= Nestoritsa =

Nestoritsa (Несторица) was a Bulgarian noble and general during the reign of Emperors Samuil (997-1014); Gavril Radomir (1014–1015) and Ivan Vladislav (1015–1018). He was one of Bulgaria's most skillful military commanders.

In 1014 when the Byzantine Emperor Basil II was stopped by the wooden palisade around the village of Klyutch, Samuil decided to draw Basil's attention from there and sent Nestoritsa with a large army to strike in southern direction. Nestoritsa marched through the Vardar valley to the second-biggest Byzantine city, Thessaloniki. In the vicinity of the city the Bulgarians were engaged by enemy forces under the governor of Thessaloniki Theophylactus Botaniates and his son Michail. The battle was bloody with heavy casualties for both sides but in the end the Byzantines emerged victorious and captured many soldiers and weapons.

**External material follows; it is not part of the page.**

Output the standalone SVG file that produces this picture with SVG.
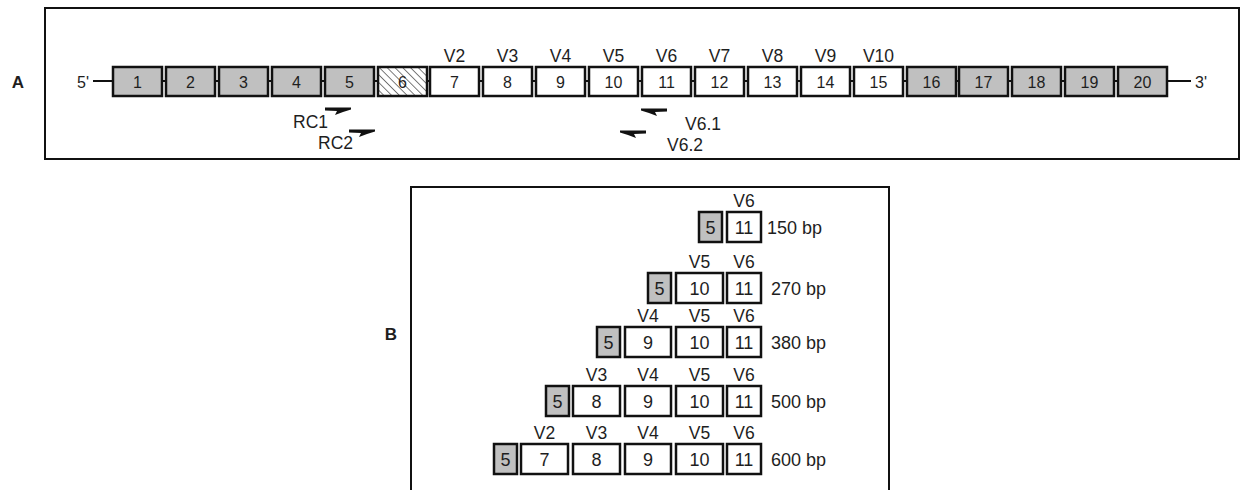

Soon after that followed the major defeat in the battle of Kleidion.

Despite the defeat the Bulgarian resistance continued for four more years until the death of Emperor Ivan Vladislav finally broke the spirit for struggle and many noble decided to surrender keeping their title. Nestoritsa was among them surrendered with his troops to Basil II in the late 1018 along with Lasaritsa and Dobromir.